POSTCARD#295: New Delhi: Received this photo from a friend and at first glance it seems like a full moon in the sky. Then I can see it’s a street light seen from above and some distance away. Curious illusion, I was drawn to it for a moment; the memory of seasons of darkness revisited and inside each of us the light of the universe shines. Nostalgia for winters so long ago, the seasonal snowy days and nights don’t exist for me any more, the sun shines nearly every single day.

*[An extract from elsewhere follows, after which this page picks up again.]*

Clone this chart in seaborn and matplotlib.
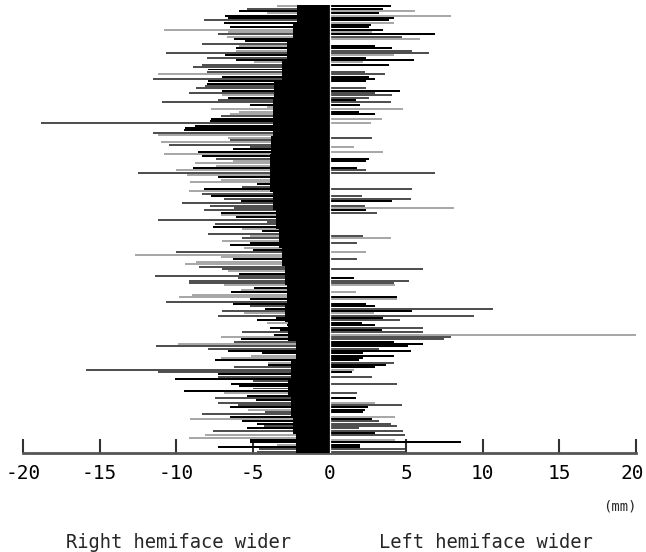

Something to be thankful for, some would say, to be away from the cold, but exhausting for me now, it seems, the permanent headache starts in the morning. I put up with it for as long as possible before going on the meds because they slow me down over the course of the day and by nightfall I’m like the Walking Dead. Then sleep and a few hours free of it in the early morning, before the cycle kicks in again. Otherwise comfortably at home here in our Japanese friends apartment. They went back to Japan for the holidays, taking with them their little dog named Noina – the name of a Thai fruit, Custard Apple in English (see below).
That’s what I notice particularly about this apartment lacking its usual inhabitants, the presence of a little dog who is not here. I like the words, ‘it seems’ as if she’s here. There’s something cautionary about ‘it seems’, there’s the appearance of it but we know it’s not real – walking the tightrope of mindfulness. Anyway, I’m picking up on some of Noina’s doggie-world context here. She used to come to investigate me, very timid, looking from a safe distance with silent eyes. Listening and nose searching the air for olfactory smell-data – never barks unless someone is at the door and such a small sound comes out, only one isolated yap, voiced warning. The quietest dog I’ve ever known.
It’s the silence she’s left behind. I keep thinking she must be in one of these rooms somewhere listening, tuned into the doggie wavelength. But she’s doing all that in Tokyo now, 3630 miles away. It’s where she came from, and here’s the thing, Noina is not at all what she seems to be, there’s a remarkable story to tell.
Noina was rescued from a breeding kennel known as a “puppy mill” that raises dogs in cramped, crude, filthy conditions. She had had four litters of puppies, all sold for high prices in pet shops, and was so weak, no longer any good for breeding. Who knows what would have happened to her then. That’s not all, Noina had been attacked by a much larger dog in the cramped kennel space and the lower part of her front left leg bitten off.
Her new owner, Aya Chan, found her in the kennels as part of an investigation into cruelty to animals in these puppy mills, and decided to take her away. That was more than two years ago, and now Noina is very well looked after as this photo shows – the missing leg you can’t see, unless you know the story.
We’re here until Friday morning, then to the airport, a flight to Bangkok, and Chiang Mai. More than once, in my forgetfulness, I’ve started to look for the return flight info, but there isn’t a return flight, this is a one-way ticket. The letting-go, farewell India after a stay of six and a half years, older and wiser and sadness too; it feels a bit like leaving the family. All of it swept up in the embrace of the Christmas season, end of year clearance, closure and Jiab’s new job In Bangkok starting 2nd January 2018.